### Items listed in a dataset
::::
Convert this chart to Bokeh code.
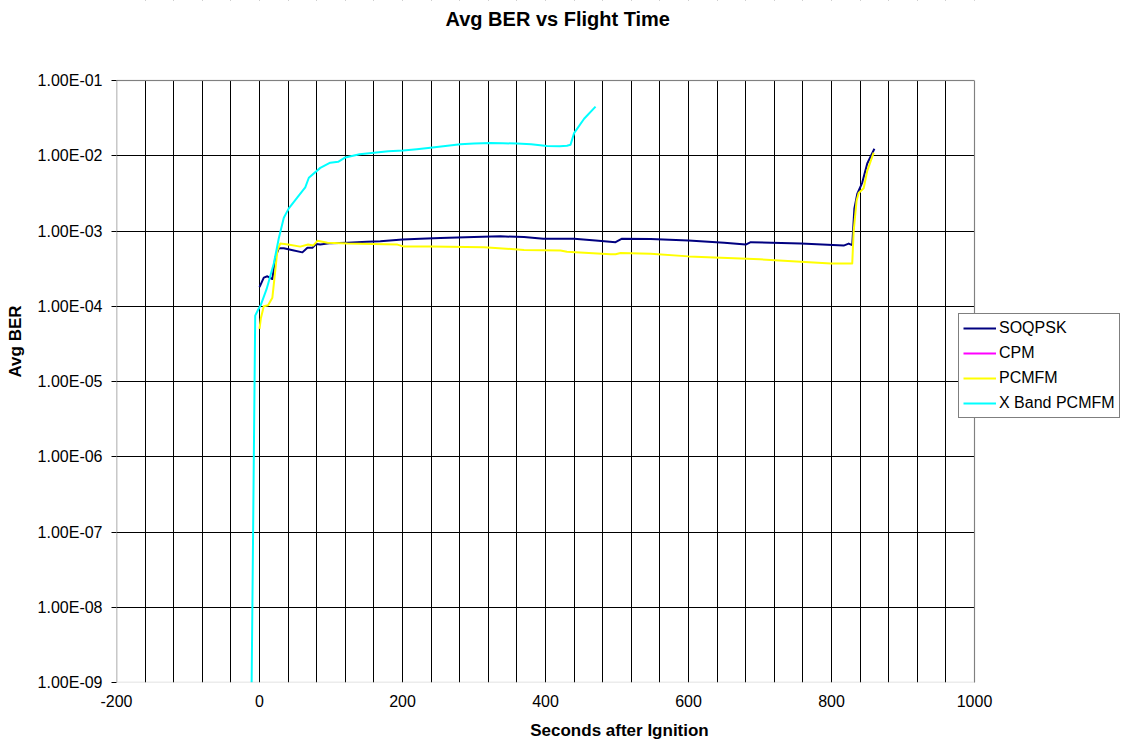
import math
from bokeh.plotting import figure
from bokeh.models import (Range1d, FixedTicker, CustomJSTickFormatter, Legend, LegendItem,
                          Label, BoxAnnotation)
from bokeh.embed import file_html
from bokeh.resources import INLINE

# ---------------- data ----------------
TITLE = "Avg BER vs Flight Time"
X_LABEL = "Seconds after Ignition"
Y_LABEL = "Avg BER"

X_TICKS = [-200, 0, 200, 400, 600, 800, 1000]
X_TICK_LABELS = ["-200", "0", "200", "400", "600", "800", "1000"]
X_GRID_STEP = 40
Y_TICKS = [1e-9, 1e-8, 1e-7, 1e-6, 1e-5, 1e-4, 1e-3, 1e-2, 1e-1]
Y_TICK_LABELS = ["1.00E-09", "1.00E-08", "1.00E-07", "1.00E-06", "1.00E-05",
                 "1.00E-04", "1.00E-03", "1.00E-02", "1.00E-01"]

soqpsk_t = [0, 6, 11, 18, 22, 27, 34, 45, 60, 67, 74, 79, 85, 100, 123, 150, 169, 200, 225,
            253, 300, 337, 370, 397, 421, 440, 470, 498, 507, 547, 600, 650, 680, 687, 757,
            817, 824, 829, 832, 836, 843, 850, 860]
soqpsk_ber = [1.8e-4, 2.4e-4, 2.5e-4, 2.3e-4, 4.4e-4, 5.9e-4, 5.9e-4, 5.6e-4, 5.2e-4, 6.0e-4,
              6.0e-4, 6.7e-4, 6.6e-4, 6.9e-4, 7.0e-4, 7.2e-4, 7.3e-4, 7.7e-4, 7.9e-4,
              8.1e-4, 8.3e-4, 8.5e-4, 8.3e-4, 7.9e-4, 7.9e-4, 7.9e-4, 7.5e-4, 7.1e-4, 7.9e-4,
              7.8e-4, 7.5e-4, 7.0e-4, 6.6e-4, 7.1e-4, 6.8e-4,
              6.4e-4, 6.8e-4, 6.5e-4, 2.0e-3, 3.1e-3, 4.4e-3, 7.9e-3, 1.24e-2]

# CPM has no visible values in the chart (legend entry only)
cpm_t = [float("nan")]
cpm_ber = [float("nan")]

pcmfm_t = [0, 2, 6, 12, 18, 21, 25, 29, 40, 57, 68, 75, 81, 95, 123, 193, 202, 239, 314, 370,
           421, 430, 491, 498, 505, 547, 600, 700, 757, 799, 829, 831, 835, 838, 845, 850, 859]
pcmfm_ber = [5e-5, 7e-5, 1.0e-4, 1.03e-4, 1.3e-4, 2.4e-4, 5.5e-4, 6.8e-4, 6.6e-4, 6.2e-4,
             6.6e-4, 6.4e-4, 7.4e-4, 7.0e-4, 6.8e-4, 6.6e-4, 6.2e-4, 6.2e-4, 6.1e-4, 5.6e-4,
             5.5e-4, 5.3e-4, 4.9e-4, 4.9e-4, 5.1e-4, 5.0e-4, 4.6e-4, 4.2e-4, 3.9e-4, 3.7e-4,
             3.7e-4, 1.0e-3, 2.5e-3, 3.2e-3, 3.7e-3, 6.3e-3, 1.1e-2]

xband_t = [-11, -6, -2, 2, 10, 20, 27, 34, 41, 53, 64, 69, 85, 99, 110, 120, 140, 160, 180,
           201, 220, 239, 260, 281, 300, 323, 340, 360, 380, 402, 420, 430, 435, 440, 454, 470]
xband_ber = [1e-9, 7.5e-5, 9e-5, 1.05e-4, 1.7e-4, 3.7e-4, 8e-4, 1.5e-3, 2.0e-3, 2.8e-3,
             3.8e-3, 5.1e-3, 6.9e-3, 8.1e-3, 8.3e-3, 9.5e-3, 1.05e-2, 1.1e-2, 1.15e-2,
             1.17e-2, 1.22e-2, 1.28e-2, 1.35e-2, 1.42e-2, 1.45e-2, 1.48e-2, 1.47e-2, 1.45e-2,
             1.42e-2, 1.35e-2, 1.34e-2, 1.36e-2, 1.4e-2, 2.0e-2, 3.1e-2, 4.5e-2]

SERIES = [
    ("SOQPSK", soqpsk_t, soqpsk_ber, "#000080"),
    ("CPM", cpm_t, cpm_ber, "#FF00FF"),
    ("PCMFM", pcmfm_t, pcmfm_ber, "#FFFF00"),
    ("X Band PCMFM", xband_t, xband_ber, "#00FFFF"),
]

FONT = "Liberation Sans"

# ---------------- layout geometry ----------------
W, H = 1122, 745
PLOT_L, PLOT_R, PLOT_T, PLOT_B = 116, 974, 80, 682      # plot area in page pixels
X_MIN, X_MAX = X_TICKS[0], X_TICKS[-1]
Y_MIN, Y_MAX = Y_TICKS[0], Y_TICKS[-1]
px_per_x = (PLOT_R - PLOT_L) / (X_MAX - X_MIN)
px_per_dec = (PLOT_B - PLOT_T) / (math.log10(Y_MAX) - math.log10(Y_MIN))
# the canvas frame is extended to the right and top so the legend and title
# (which sit outside the plot area) are not clipped
x_end = X_MAX + (W - PLOT_R) / px_per_x
y_end = 10 ** (math.log10(Y_MAX) + PLOT_T / px_per_dec)

p = figure(width=W, height=H, y_axis_type="log",
           x_range=Range1d(X_MIN, x_end), y_range=Range1d(Y_MIN, y_end),
           output_backend="svg", toolbar_location=None,
           min_border_left=PLOT_L, min_border_right=0, min_border_top=0,
           min_border_bottom=H - PLOT_B)
p.background_fill_color = "white"
p.border_fill_color = "white"
p.outline_line_color = None

renderers = []
for name, xs, ys, col in SERIES:
    r = p.line(xs, ys, line_color=col, line_width=2, line_join="round")
    renderers.append((name, r))

# x axis
p.xaxis.ticker = FixedTicker(ticks=X_TICKS, minor_ticks=[])
p.xaxis.formatter = CustomJSTickFormatter(args=dict(xvals=X_TICKS, xlabels=X_TICK_LABELS), code="""
    const i = xvals.indexOf(Math.round(tick));
    return i >= 0 ? xlabels[i] : '';
""")
p.xaxis.major_tick_out = 0
p.xaxis.major_tick_in = 0
p.xaxis.axis_line_color = None
p.xaxis.major_label_standoff = 12
p.xaxis.axis_label = X_LABEL
p.xaxis.axis_label_standoff = 11

# y axis
p.yaxis.ticker = FixedTicker(ticks=Y_TICKS, minor_ticks=[])
p.yaxis.formatter = CustomJSTickFormatter(args=dict(ylabels=Y_TICK_LABELS), code="""
    const i = Math.round(Math.log10(tick)) + 9;
    return (i >= 0 && i < ylabels.length) ? ylabels[i] : '';
""")
p.yaxis.major_tick_out = 5
p.yaxis.major_tick_in = 0
p.yaxis.axis_line_color = None
p.yaxis.major_tick_line_color = "black"
p.yaxis.major_label_standoff = 9
p.yaxis.axis_label = Y_LABEL
p.yaxis.axis_label_standoff = 10

for ax in (p.xaxis, p.yaxis):
    ax.major_label_text_font = FONT
    ax.major_label_text_font_size = "16px"
    ax.major_label_text_color = "black"
    ax.axis_label_text_font = FONT
    ax.axis_label_text_font_size = "17px"
    ax.axis_label_text_font_style = "bold"
    ax.axis_label_text_color = "black"

# grids: vertical every 40 s, horizontal every decade
p.xgrid.ticker = FixedTicker(ticks=list(range(X_MIN, X_MAX + 1, X_GRID_STEP)))
p.xgrid.grid_line_color = "black"
p.xgrid.grid_line_width = 1
p.ygrid.grid_line_color = "black"
p.ygrid.grid_line_width = 1

# blank out the grid outside the plot area
p.add_layout(BoxAnnotation(left=X_MAX, fill_color="white", fill_alpha=1, line_color=None))
p.add_layout(BoxAnnotation(bottom=Y_MAX, fill_color="white", fill_alpha=1, line_color=None))
# plot area border (gray) with black left axis line
p.add_layout(BoxAnnotation(left=X_MIN, right=X_MAX, bottom=Y_MIN, top=Y_MAX,
                           fill_color=None, line_color="#808080", line_width=1.5))
p.add_layout(BoxAnnotation(left=X_MIN, right=X_MIN, bottom=Y_MIN, top=Y_MAX,
                           fill_color=None, line_color="black", line_width=1.5))

# title
p.add_layout(Label(x=445 - PLOT_L, y=PLOT_B - 18, x_units="screen", y_units="screen",
                   text=TITLE, text_align="left", text_baseline="middle",
                   text_font=FONT, text_font_size="20px", text_font_style="bold",
                   text_color="black"))

# legend
legend = Legend(items=[LegendItem(label=n, renderers=[r]) for n, r in renderers],
                location=(958 - PLOT_L, PLOT_B - 418), orientation="vertical",
                label_text_font=FONT, label_text_font_size="16px", label_text_color="black",
                glyph_width=33, glyph_height=20, label_height=20, label_standoff=3,
                spacing=5, padding=4, margin=0,
                border_line_color="black", border_line_width=1,
                background_fill_color="white", background_fill_alpha=1)
p.add_layout(legend)

open("out.html", "w").write(file_html(p, INLINE))
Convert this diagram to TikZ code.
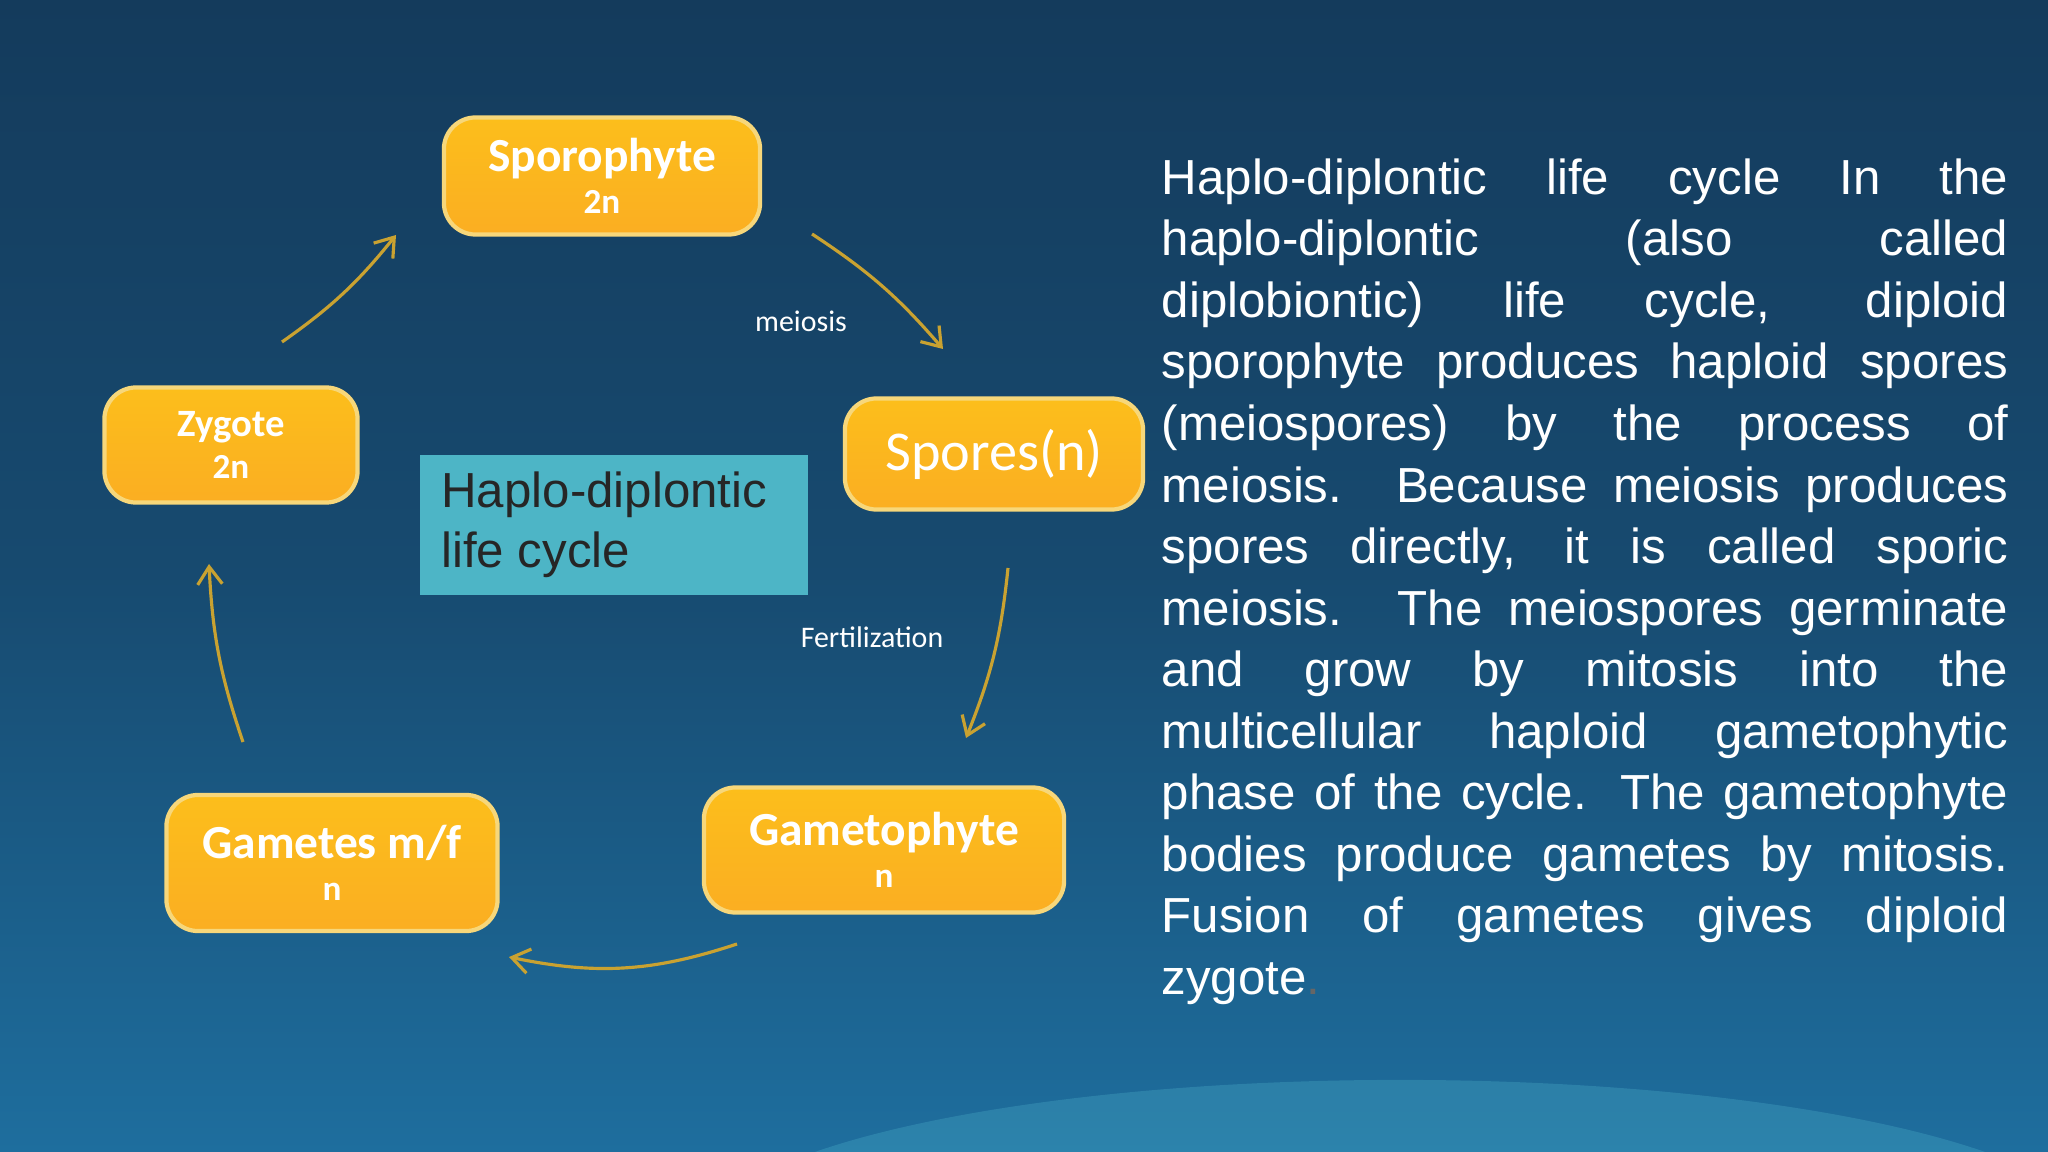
\documentclass[tikz,border=0pt]{standalone}
\usepackage{fontspec}
\setmainfont{Liberation Sans}
\newfontfamily\carlitofont{Carlito}
\usetikzlibrary{arrows.meta}
\definecolor{bgtop}{HTML}{143B5C}
\definecolor{bgbot}{HTML}{1E6E9E}
\definecolor{boxor}{HTML}{FBAE22}
\definecolor{boxedge}{HTML}{F7D77A}
\definecolor{arrc}{HTML}{C9A231}
\definecolor{tealbox}{HTML}{4DB5C6}
\tikzset{
  stagebox/.style={draw=boxedge, line width=1.2pt, rounded corners=9pt, top color=boxor!80!yellow, bottom color=boxor, text=white, align=center, inner sep=0pt, font=\carlitofont\bfseries},
  cyc/.style={draw=arrc, line width=0.9pt, -{Straight Barb[length=5pt,width=7pt]}},
  lbl/.style={text=white, font=\carlitofont\fontsize{8.5}{10}\selectfont}
}
\begin{document}
\begin{tikzpicture}[x=0.01cm,y=-0.01cm]
\useasboundingbox (0,0) rectangle (2048,1152);
\begin{scope}
\clip (0,0) rectangle (2048,1152);
\shade[top color=bgtop, bottom color=bgbot, middle color=bgtop!70!bgbot] (0,0) rectangle (2048,1152);
\fill[bgbot!60!cyan!70!white, opacity=0.25] (1400,1240) ellipse [x radius=7cm, y radius=1.6cm];
\end{scope}

\node[stagebox, minimum width=3.16cm, minimum height=1.17cm] (spo) at (602,176) {\fontsize{13.5}{26}\selectfont Sporophyte\\2n};
\node[stagebox, minimum width=2.98cm, minimum height=1.11cm, font=\carlitofont] (spr) at (994,454) {\fontsize{16}{18}\selectfont Spores(n)};
\node[stagebox, minimum width=3.6cm, minimum height=1.25cm] (gph) at (884,850) {\fontsize{13.5}{26}\selectfont Gametophyte\\n};
\node[stagebox, minimum width=3.31cm, minimum height=1.36cm] (gam) at (332,863) {\fontsize{13.5}{26}\selectfont Gametes m/f\\n};
\node[stagebox, minimum width=2.53cm, minimum height=1.15cm] (zyg) at (231,445) {\fontsize{11}{19}\selectfont Zygote\\2n};

\node[fill=tealbox, minimum width=3.88cm, minimum height=1.4cm, inner sep=0pt, anchor=north west] (ctr) at (419,454) {};
\node[anchor=west, align=left, text=black!85, font=\fontsize{14}{17}\selectfont] (ctrt) at ([xshift=0.1cm]ctr.west) {Haplo-diplontic\\life cycle};

\coordinate (a1) at (282,342); \coordinate (a2) at (396,235);
\coordinate (b1) at (812,234); \coordinate (b2) at (943,349);
\coordinate (c1) at (1008,568); \coordinate (c2) at (966,738);
\coordinate (d1) at (737,944); \coordinate (d2) at (509,957);
\coordinate (e1) at (243,742); \coordinate (e2) at (209,564);
\draw[cyc] (a1) to[bend right=8] (a2);
\draw[cyc] (b1) to[bend left=8] (b2);
\draw[cyc] (c1) to[bend left=8] (c2);
\draw[cyc] (d1) to[bend left=15] (d2);
\draw[cyc] (e1) to[bend left=8] (e2);

\node[lbl] (mei) at (801,321) {meiosis};
\node[lbl] (fer) at (872,637) {Fertilization};

\node[anchor=north west, text width=8.46cm, align=justify, text=white, inner sep=0pt,
  font=\fontsize{14}{17.5}\selectfont] (para) at (1161,158) {%
Haplo-diplontic life cycle In the\linebreak
haplo-diplontic (also called\linebreak
diplobiontic) life cycle, diploid\linebreak
sporophyte produces haploid spores\linebreak
(meiospores) by the process of\linebreak
meiosis. Because meiosis produces\linebreak
spores directly, it is called sporic\linebreak
meiosis. The meiospores germinate\linebreak
and grow by mitosis into the\linebreak
multicellular haploid gametophytic\linebreak
phase of the cycle. The gametophyte\linebreak
bodies produce gametes by mitosis.\linebreak
Fusion of gametes gives diploid\linebreak
zygote{\color{black!60}.}};
\end{tikzpicture}
\end{document}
::::
### WORK TO DO
In the entries above, find the line that contains "from bokeh.resources import INLINE", then repeat exactly every line from the first one through that line, with no pictures.

### THE RESULT
Convert this chart to Bokeh code.
import math
from bokeh.plotting import figure
from bokeh.models import (Range1d, FixedTicker, CustomJSTickFormatter, Legend, LegendItem,
                          Label, BoxAnnotation)
from bokeh.embed import file_html
from bokeh.resources import INLINE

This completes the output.